Copy each line below exactly and leave the pictures out.

=====

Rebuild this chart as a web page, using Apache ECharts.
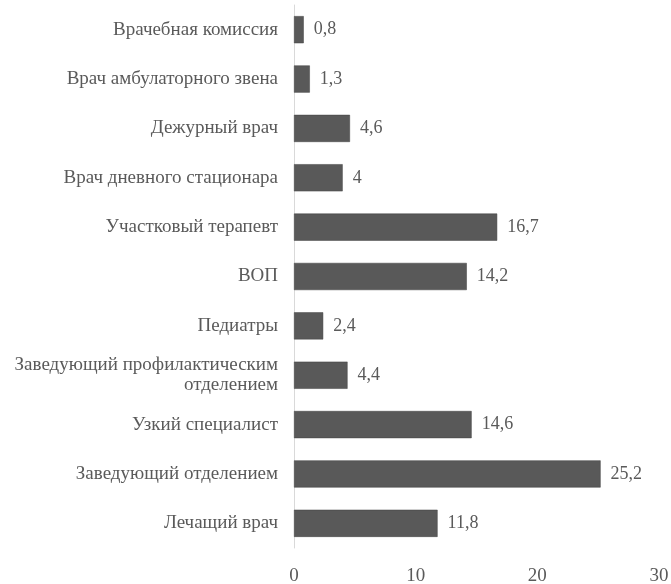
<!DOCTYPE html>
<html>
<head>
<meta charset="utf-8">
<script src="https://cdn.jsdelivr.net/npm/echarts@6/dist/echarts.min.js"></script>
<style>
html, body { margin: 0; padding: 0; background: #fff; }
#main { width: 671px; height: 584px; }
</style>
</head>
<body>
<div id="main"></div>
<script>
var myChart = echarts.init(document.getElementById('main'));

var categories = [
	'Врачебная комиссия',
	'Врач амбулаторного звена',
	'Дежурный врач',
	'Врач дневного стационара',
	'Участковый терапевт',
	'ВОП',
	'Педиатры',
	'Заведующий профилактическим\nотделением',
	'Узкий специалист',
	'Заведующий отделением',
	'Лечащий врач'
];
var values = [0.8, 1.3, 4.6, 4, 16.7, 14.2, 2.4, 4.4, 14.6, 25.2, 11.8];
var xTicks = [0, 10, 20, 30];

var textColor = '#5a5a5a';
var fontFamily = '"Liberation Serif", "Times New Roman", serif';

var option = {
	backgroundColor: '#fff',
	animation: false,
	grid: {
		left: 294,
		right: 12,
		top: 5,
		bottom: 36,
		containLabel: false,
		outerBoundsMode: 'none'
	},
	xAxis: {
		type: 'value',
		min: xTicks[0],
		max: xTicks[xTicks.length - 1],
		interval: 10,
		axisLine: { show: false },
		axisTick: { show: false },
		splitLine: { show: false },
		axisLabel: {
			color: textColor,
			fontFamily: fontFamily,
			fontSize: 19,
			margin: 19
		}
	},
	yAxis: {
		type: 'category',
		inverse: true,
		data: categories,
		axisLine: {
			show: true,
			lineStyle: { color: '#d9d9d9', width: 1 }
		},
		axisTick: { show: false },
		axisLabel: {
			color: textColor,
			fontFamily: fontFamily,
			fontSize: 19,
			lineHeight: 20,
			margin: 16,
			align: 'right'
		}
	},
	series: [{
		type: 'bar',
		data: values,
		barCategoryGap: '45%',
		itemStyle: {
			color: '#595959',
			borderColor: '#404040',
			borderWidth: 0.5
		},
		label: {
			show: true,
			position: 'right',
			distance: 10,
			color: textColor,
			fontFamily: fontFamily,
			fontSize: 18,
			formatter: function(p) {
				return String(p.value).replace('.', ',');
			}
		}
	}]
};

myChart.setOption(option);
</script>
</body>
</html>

=====

_Result for this exercise:_
Rebuild this chart as a web page, using Apache ECharts.
<!DOCTYPE html>
<html>
<head>
<meta charset="utf-8">
<script src="https://cdn.jsdelivr.net/npm/echarts@6/dist/echarts.min.js"></script>
<style>
html, body { margin: 0; padding: 0; background: #fff; }
#main { width: 671px; height: 584px; }
</style>
</head>
<body>
<div id="main"></div>
<script>
var myChart = echarts.init(document.getElementById('main'));

var categories = [
	'Врачебная комиссия',
	'Врач амбулаторного звена',
	'Дежурный врач',
	'Врач дневного стационара',
	'Участковый терапевт',
	'ВОП',
	'Педиатры',
	'Заведующий профилактическим\nотделением',
	'Узкий специалист',
	'Заведующий отделением',
	'Лечащий врач'
];
var values = [0.8, 1.3, 4.6, 4, 16.7, 14.2, 2.4, 4.4, 14.6, 25.2, 11.8];
var xTicks = [0, 10, 20, 30];

var textColor = '#5a5a5a';
var fontFamily = '"Liberation Serif", "Times New Roman", serif';

var option = {
	backgroundColor: '#fff',
	animation: false,
	grid: {
		left: 294,
		right: 12,
		top: 5,
		bottom: 36,
		containLabel: false,
		outerBoundsMode: 'none'
	},
	xAxis: {
		type: 'value',
		min: xTicks[0],
		max: xTicks[xTicks.length - 1],
		interval: 10,
		axisLine: { show: false },
		axisTick: { show: false },
		splitLine: { show: false },
		axisLabel: {
			color: textColor,
			fontFamily: fontFamily,
			fontSize: 19,
			margin: 19
		}
	},
	yAxis: {
		type: 'category',
		inverse: true,
		data: categories,
		axisLine: {
			show: true,
			lineStyle: { color: '#d9d9d9', width: 1 }
		},
		axisTick: { show: false },
		axisLabel: {
			color: textColor,
			fontFamily: fontFamily,
			fontSize: 19,
			lineHeight: 20,
			margin: 16,
			align: 'right'
		}
	},
	series: [{
		type: 'bar',
		data: values,
		barCategoryGap: '45%',
		itemStyle: {
			color: '#595959',
			borderColor: '#404040',
			borderWidth: 0.5
		},
		label: {
			show: true,
			position: 'right',
			distance: 10,
			color: textColor,
			fontFamily: fontFamily,
			fontSize: 18,
			formatter: function(p) {
				return String(p.value).replace('.', ',');
			}
		}
	}]
};

myChart.setOption(option);
</script>
</body>
</html>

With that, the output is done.